Rényi Pufferfish Privacy: General Additive Noise Mechanisms and Privacy Amplification by Iteration
Clément Pierquin, Aurélien Bellet, Marc Tommasi, Matthieu Boussard
TL;DR
This work extends privacy guarantees beyond differential privacy by introducing Rényi Pufferfish privacy (RPP), a flexible framework that handles correlated data and diverse adversarial priors. It develops a General Wasserstein Mechanism (GWM) for additive-noise mechanisms and then enhances utility through δ-approximation (GAWM) and p-Wasserstein shifts (DAGWM), linking to distribution privacy. It further establishes privacy amplification by iteration (PABI) for RPP, enabling private iterative algorithms for convex optimization without full composition. Collectively, the framework yields stronger utility than traditional group DP in several settings and provides practical tools for privacy-preserving machine learning on correlated data and diffusion-like processes.
Abstract
Pufferfish privacy is a flexible generalization of differential privacy that allows to model arbitrary secrets and adversary's prior knowledge about the data.
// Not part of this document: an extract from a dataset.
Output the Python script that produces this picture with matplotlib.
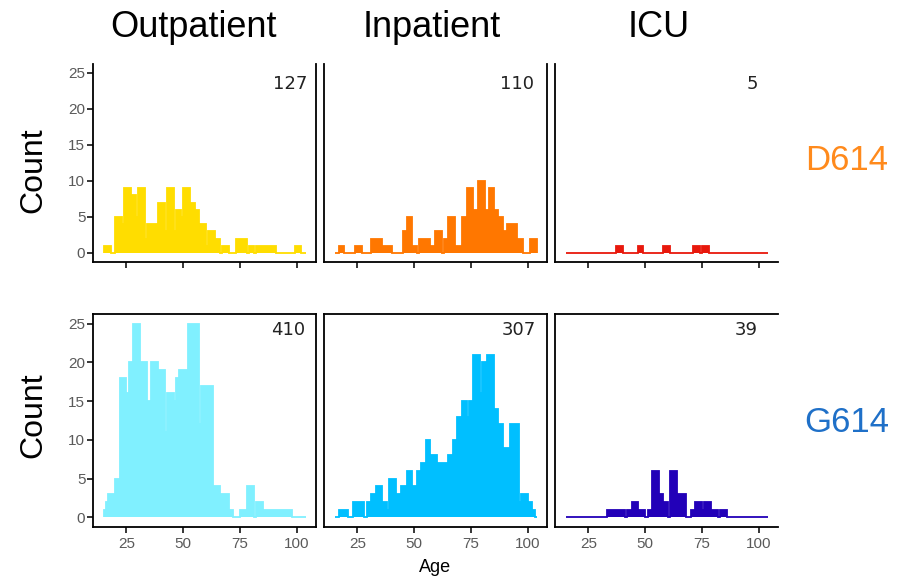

Unfortunately, designing general and tractable Pufferfish mechanisms that do not compromise utility is challenging. Furthermore, this framework does not provide the composition guarantees needed for a direct use in iterative machine learning algorithms. To mitigate these issues, we introduce a Rényi divergence-based variant of Pufferfish and show that it allows us to extend the applicability of the Pufferfish framework. We first generalize the Wasserstein mechanism to cover a wide range of noise distributions and introduce several ways to improve its utility. We also derive stronger guarantees against out-of-distribution adversaries. Finally, as an alternative to composition, we prove privacy amplification results for contractive noisy iterations and showcase the first use of Pufferfish in private convex optimization. A common ingredient underlying our results is the use and extension of shift reduction lemmas.